Birgün yazarı Merdan Yanardağ: AKP iktidarı ülkeyi yönettiği 20 yıl boyunca, doğal afetlere karşı önlem almak yerine, esas olarak Cumhuriyet’i ve insanlığın ilerici kazanımlarını yıkmak ve tasfiye etmek için çalıştı. Sorun budur. İslamcı hareket için önemli olan da budur. Bütün amaç, kutsal davanın gereklerini yerine getirmektir. Bu nedenle Türkiye, bir Ortaçağ arızasıyla, inanç /tanrı merkezli bir bilgi anlayışı ile mücadele ediyor. Bu deprem felaketi, zaten bütün iktidar dinamiklerini ve ülkeyi yönetme yeteneğini yitiren AKP iktidarını yolun sonuna getirmiş görünüyor.
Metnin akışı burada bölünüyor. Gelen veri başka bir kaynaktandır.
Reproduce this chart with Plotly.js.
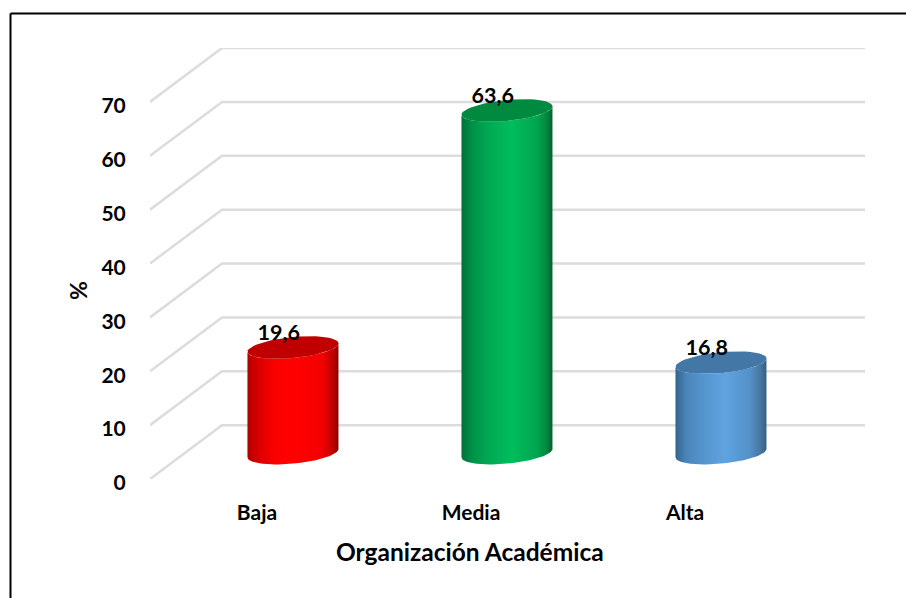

Ancak, Erdoğan yönetimi, tıpkı Gezi Direnişi’nde yaptığı gibi, karşı bir siyasi hamle ile krizi lehine çevirmeye çalışacak. Diğer bir ifadeyle Erdoğan yönetimi iktidarını sürdürmek, önümüzdeki seçimi almak için elinden geleni yapacaktır. İslamcı iktidara, bir kez daha bu fırsat verilmemelidir. Özellikle, “siyaset yapmanın zamanı değil” gibi, apolitik, siyaseten aptalca ve esas olarak iktidara çalışan bir anlayış, toplumun ve kamuoyunun zihninden çıkarılmalıdır.

Birgün yazarı Timur Soykan: ‘Şimdi siyaset zamanı değil’ diyorlar. Oysa onların siyaseti ülkeyi bir enkaza dönüştürdü. 17 Ağustos 1999’dan sonra toplanan 38,4 milyar dolar deprem vergisiyle duble yollar, mega projeler yaptılar. Müteahhitlerini zengin ettiler. ‘Yol yaptık’ diye oy toplarken kısa vadeli siyasi çıkarın ve rantın keyfini sürdüler. Bunları söyleyince bağırıyorlar: “Şimdi siyaset zamanı değil.” Bilim insanlarının, meslek odalarının uyarılarına rağmen fay hatlarının üzerine otoyollar, havalimanları yaptılar. Depremden etkilenecek arazileri imara açtılar. Hatay’da kurutulan Amik Gölü’nün üzerine havalimanını yaparken buna karşı çıkanları ‘Terörist’ ilan ettiler. İmar aflarıyla oy topladılar. Bunları anlatınca bağırıyorlar: “Şimdi siyaset zamanı değil.”